▶ _Problem requirements_
Copy the data that follows exactly. Include no pictures.

Charts and diagrams as code
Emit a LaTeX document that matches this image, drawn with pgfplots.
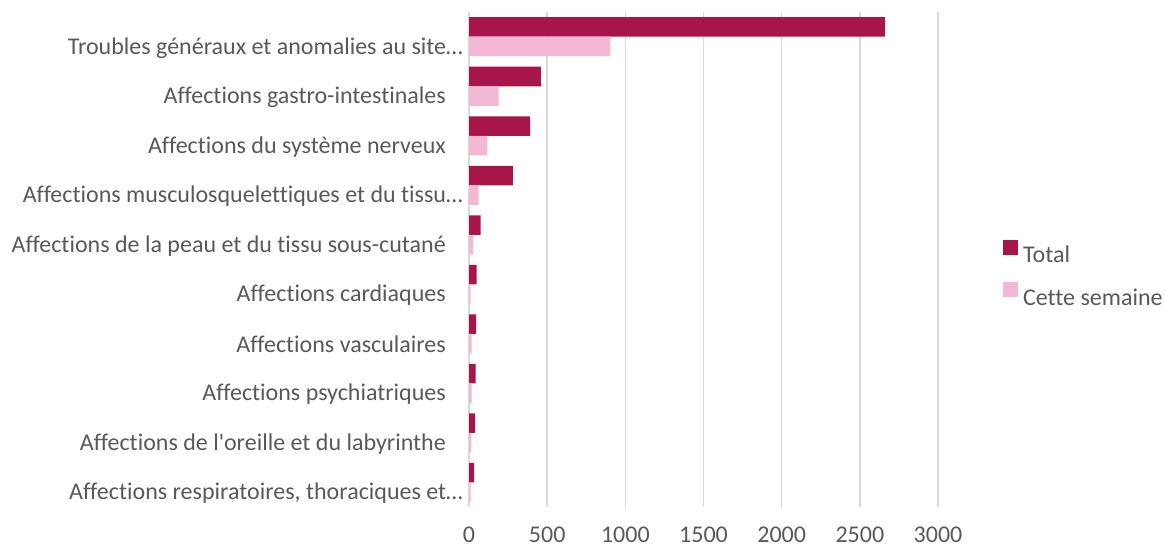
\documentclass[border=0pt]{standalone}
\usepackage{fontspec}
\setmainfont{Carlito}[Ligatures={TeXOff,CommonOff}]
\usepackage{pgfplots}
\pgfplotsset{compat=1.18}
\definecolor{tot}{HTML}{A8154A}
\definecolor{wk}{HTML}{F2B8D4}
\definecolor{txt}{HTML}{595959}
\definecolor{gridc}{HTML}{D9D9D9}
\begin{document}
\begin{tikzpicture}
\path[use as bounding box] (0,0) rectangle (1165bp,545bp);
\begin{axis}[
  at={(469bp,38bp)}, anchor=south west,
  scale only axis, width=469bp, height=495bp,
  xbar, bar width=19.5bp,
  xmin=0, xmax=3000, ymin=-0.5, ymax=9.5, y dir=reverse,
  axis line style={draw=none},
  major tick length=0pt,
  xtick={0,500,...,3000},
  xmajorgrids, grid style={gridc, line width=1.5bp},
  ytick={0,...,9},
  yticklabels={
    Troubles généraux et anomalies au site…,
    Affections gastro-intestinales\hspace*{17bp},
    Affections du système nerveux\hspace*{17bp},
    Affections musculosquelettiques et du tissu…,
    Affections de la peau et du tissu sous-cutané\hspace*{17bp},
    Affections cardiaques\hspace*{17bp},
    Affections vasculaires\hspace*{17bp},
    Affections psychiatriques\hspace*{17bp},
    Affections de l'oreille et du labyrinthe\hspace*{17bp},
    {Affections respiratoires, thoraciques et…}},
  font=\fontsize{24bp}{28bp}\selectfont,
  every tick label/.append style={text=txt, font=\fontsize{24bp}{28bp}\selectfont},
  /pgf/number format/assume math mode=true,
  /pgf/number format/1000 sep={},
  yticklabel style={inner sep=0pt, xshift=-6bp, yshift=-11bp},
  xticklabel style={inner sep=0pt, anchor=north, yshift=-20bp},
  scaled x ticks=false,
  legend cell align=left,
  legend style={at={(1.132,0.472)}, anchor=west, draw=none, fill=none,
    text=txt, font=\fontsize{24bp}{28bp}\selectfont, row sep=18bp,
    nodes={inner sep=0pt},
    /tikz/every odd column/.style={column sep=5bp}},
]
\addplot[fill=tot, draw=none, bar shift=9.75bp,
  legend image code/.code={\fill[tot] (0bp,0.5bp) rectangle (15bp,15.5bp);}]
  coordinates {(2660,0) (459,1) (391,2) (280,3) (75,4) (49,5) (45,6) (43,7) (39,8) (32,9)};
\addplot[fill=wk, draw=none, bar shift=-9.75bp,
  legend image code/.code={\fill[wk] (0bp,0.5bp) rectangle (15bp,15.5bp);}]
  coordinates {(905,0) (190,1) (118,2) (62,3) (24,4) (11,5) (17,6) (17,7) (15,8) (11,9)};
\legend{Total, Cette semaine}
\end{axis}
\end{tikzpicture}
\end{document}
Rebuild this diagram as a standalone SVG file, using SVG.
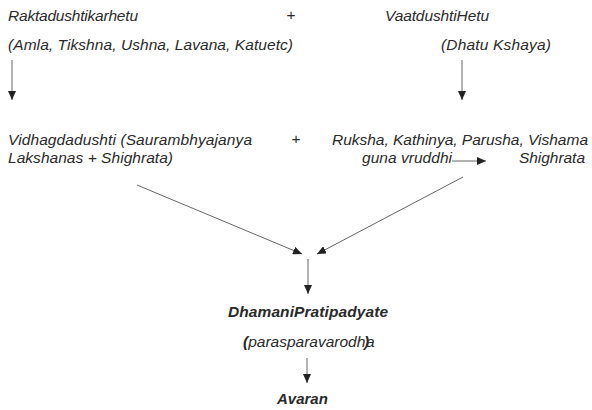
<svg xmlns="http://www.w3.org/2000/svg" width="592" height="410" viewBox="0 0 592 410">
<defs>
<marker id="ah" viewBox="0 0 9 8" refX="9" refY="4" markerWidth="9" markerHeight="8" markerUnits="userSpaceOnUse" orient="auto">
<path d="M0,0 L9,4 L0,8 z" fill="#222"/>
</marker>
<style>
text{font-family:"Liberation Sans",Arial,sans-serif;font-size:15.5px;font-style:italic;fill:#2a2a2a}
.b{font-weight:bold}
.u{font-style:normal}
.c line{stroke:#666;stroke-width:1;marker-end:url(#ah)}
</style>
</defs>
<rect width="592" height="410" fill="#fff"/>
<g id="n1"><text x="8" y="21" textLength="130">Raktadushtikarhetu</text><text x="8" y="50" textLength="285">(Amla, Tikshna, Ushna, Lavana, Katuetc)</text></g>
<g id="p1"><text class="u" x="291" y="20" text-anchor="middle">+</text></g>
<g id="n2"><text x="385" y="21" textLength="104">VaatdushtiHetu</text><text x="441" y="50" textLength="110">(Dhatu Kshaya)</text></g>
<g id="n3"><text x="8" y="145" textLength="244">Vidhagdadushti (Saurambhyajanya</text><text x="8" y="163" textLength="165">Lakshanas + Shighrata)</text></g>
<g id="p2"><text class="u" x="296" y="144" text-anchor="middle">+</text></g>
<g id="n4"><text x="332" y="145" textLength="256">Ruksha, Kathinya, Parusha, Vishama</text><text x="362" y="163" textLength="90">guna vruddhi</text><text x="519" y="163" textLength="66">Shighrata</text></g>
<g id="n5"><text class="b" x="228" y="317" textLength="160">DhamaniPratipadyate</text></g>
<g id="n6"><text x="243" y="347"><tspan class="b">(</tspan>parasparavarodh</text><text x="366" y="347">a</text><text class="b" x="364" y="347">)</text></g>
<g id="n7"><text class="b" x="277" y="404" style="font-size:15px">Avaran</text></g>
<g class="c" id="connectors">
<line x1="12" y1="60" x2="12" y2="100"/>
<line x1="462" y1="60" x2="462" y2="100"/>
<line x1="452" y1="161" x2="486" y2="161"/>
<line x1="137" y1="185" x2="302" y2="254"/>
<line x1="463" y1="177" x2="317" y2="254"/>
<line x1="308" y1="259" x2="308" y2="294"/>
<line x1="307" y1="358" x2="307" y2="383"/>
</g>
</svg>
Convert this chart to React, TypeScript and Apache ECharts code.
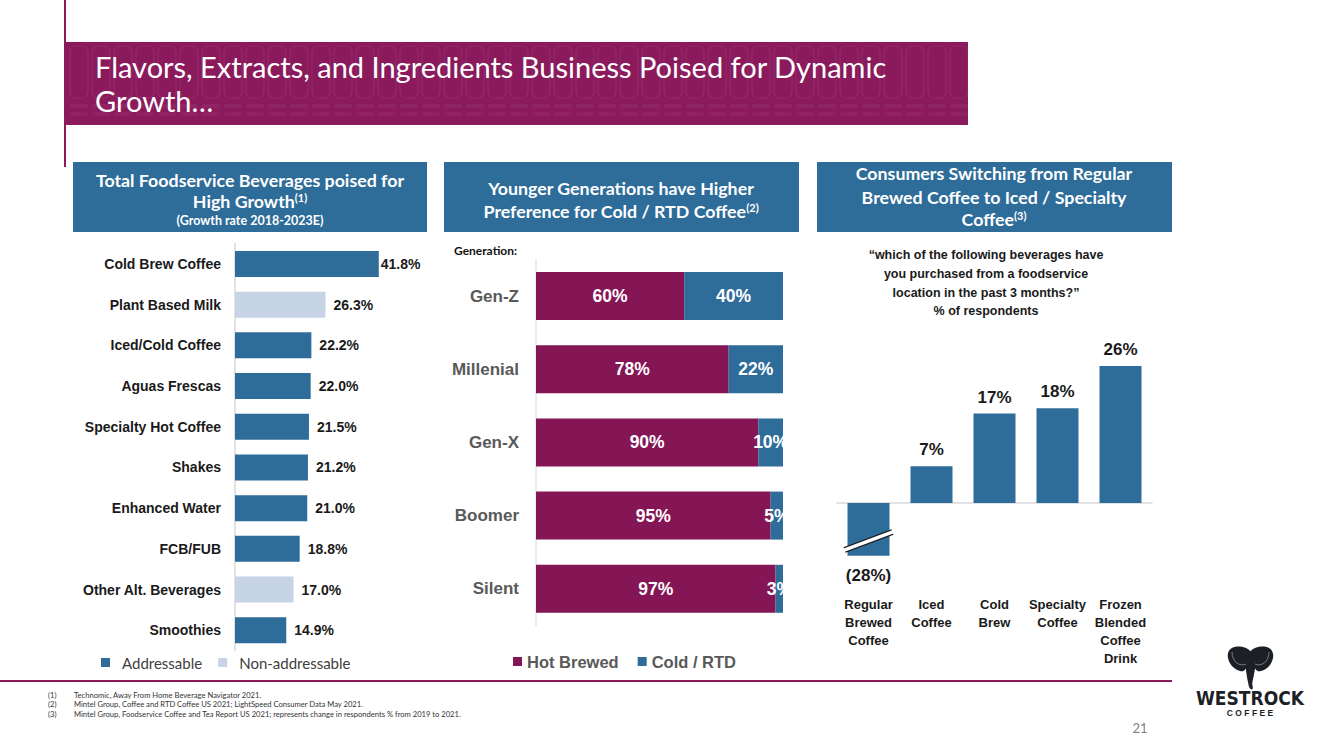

▶ _Reply to the exercise_
Emit a LaTeX document that matches this image, drawn with pgfplots.
\documentclass[border=0pt]{standalone}
\usepackage{fontspec}
\setmainfont{Carlito}[Ligatures={TeXOff,CommonOff}]
\usepackage{pgfplots}
\pgfplotsset{compat=1.18}
\definecolor{tot}{HTML}{A8154A}
\definecolor{wk}{HTML}{F2B8D4}
\definecolor{txt}{HTML}{595959}
\definecolor{gridc}{HTML}{D9D9D9}
\begin{document}
\begin{tikzpicture}
\path[use as bounding box] (0,0) rectangle (1165bp,545bp);
\begin{axis}[
  at={(469bp,38bp)}, anchor=south west,
  scale only axis, width=469bp, height=495bp,
  xbar, bar width=19.5bp,
  xmin=0, xmax=3000, ymin=-0.5, ymax=9.5, y dir=reverse,
  axis line style={draw=none},
  major tick length=0pt,
  xtick={0,500,...,3000},
  xmajorgrids, grid style={gridc, line width=1.5bp},
  ytick={0,...,9},
  yticklabels={
    Troubles généraux et anomalies au site…,
    Affections gastro-intestinales\hspace*{17bp},
    Affections du système nerveux\hspace*{17bp},
    Affections musculosquelettiques et du tissu…,
    Affections de la peau et du tissu sous-cutané\hspace*{17bp},
    Affections cardiaques\hspace*{17bp},
    Affections vasculaires\hspace*{17bp},
    Affections psychiatriques\hspace*{17bp},
    Affections de l'oreille et du labyrinthe\hspace*{17bp},
    {Affections respiratoires, thoraciques et…}},
  font=\fontsize{24bp}{28bp}\selectfont,
  every tick label/.append style={text=txt, font=\fontsize{24bp}{28bp}\selectfont},
  /pgf/number format/assume math mode=true,
  /pgf/number format/1000 sep={},
  yticklabel style={inner sep=0pt, xshift=-6bp, yshift=-11bp},
  xticklabel style={inner sep=0pt, anchor=north, yshift=-20bp},
  scaled x ticks=false,
  legend cell align=left,
  legend style={at={(1.132,0.472)}, anchor=west, draw=none, fill=none,
    text=txt, font=\fontsize{24bp}{28bp}\selectfont, row sep=18bp,
    nodes={inner sep=0pt},
    /tikz/every odd column/.style={column sep=5bp}},
]
\addplot[fill=tot, draw=none, bar shift=9.75bp,
  legend image code/.code={\fill[tot] (0bp,0.5bp) rectangle (15bp,15.5bp);}]
  coordinates {(2660,0) (459,1) (391,2) (280,3) (75,4) (49,5) (45,6) (43,7) (39,8) (32,9)};
\addplot[fill=wk, draw=none, bar shift=-9.75bp,
  legend image code/.code={\fill[wk] (0bp,0.5bp) rectangle (15bp,15.5bp);}]
  coordinates {(905,0) (190,1) (118,2) (62,3) (24,4) (11,5) (17,6) (17,7) (15,8) (11,9)};
\legend{Total, Cette semaine}
\end{axis}
\end{tikzpicture}
\end{document}
Rebuild this diagram as a standalone SVG file, using SVG.
<svg xmlns="http://www.w3.org/2000/svg" width="592" height="410" viewBox="0 0 592 410">
<defs>
<marker id="ah" viewBox="0 0 9 8" refX="9" refY="4" markerWidth="9" markerHeight="8" markerUnits="userSpaceOnUse" orient="auto">
<path d="M0,0 L9,4 L0,8 z" fill="#222"/>
</marker>
<style>
text{font-family:"Liberation Sans",Arial,sans-serif;font-size:15.5px;font-style:italic;fill:#2a2a2a}
.b{font-weight:bold}
.u{font-style:normal}
.c line{stroke:#666;stroke-width:1;marker-end:url(#ah)}
</style>
</defs>
<rect width="592" height="410" fill="#fff"/>
<g id="n1"><text x="8" y="21" textLength="130">Raktadushtikarhetu</text><text x="8" y="50" textLength="285">(Amla, Tikshna, Ushna, Lavana, Katuetc)</text></g>
<g id="p1"><text class="u" x="291" y="20" text-anchor="middle">+</text></g>
<g id="n2"><text x="385" y="21" textLength="104">VaatdushtiHetu</text><text x="441" y="50" textLength="110">(Dhatu Kshaya)</text></g>
<g id="n3"><text x="8" y="145" textLength="244">Vidhagdadushti (Saurambhyajanya</text><text x="8" y="163" textLength="165">Lakshanas + Shighrata)</text></g>
<g id="p2"><text class="u" x="296" y="144" text-anchor="middle">+</text></g>
<g id="n4"><text x="332" y="145" textLength="256">Ruksha, Kathinya, Parusha, Vishama</text><text x="362" y="163" textLength="90">guna vruddhi</text><text x="519" y="163" textLength="66">Shighrata</text></g>
<g id="n5"><text class="b" x="228" y="317" textLength="160">DhamaniPratipadyate</text></g>
<g id="n6"><text x="243" y="347"><tspan class="b">(</tspan>parasparavarodh</text><text x="366" y="347">a</text><text class="b" x="364" y="347">)</text></g>
<g id="n7"><text class="b" x="277" y="404" style="font-size:15px">Avaran</text></g>
<g class="c" id="connectors">
<line x1="12" y1="60" x2="12" y2="100"/>
<line x1="462" y1="60" x2="462" y2="100"/>
<line x1="452" y1="161" x2="486" y2="161"/>
<line x1="137" y1="185" x2="302" y2="254"/>
<line x1="463" y1="177" x2="317" y2="254"/>
<line x1="308" y1="259" x2="308" y2="294"/>
<line x1="307" y1="358" x2="307" y2="383"/>
</g>
</svg>
Convert this chart to React, TypeScript and Apache ECharts code.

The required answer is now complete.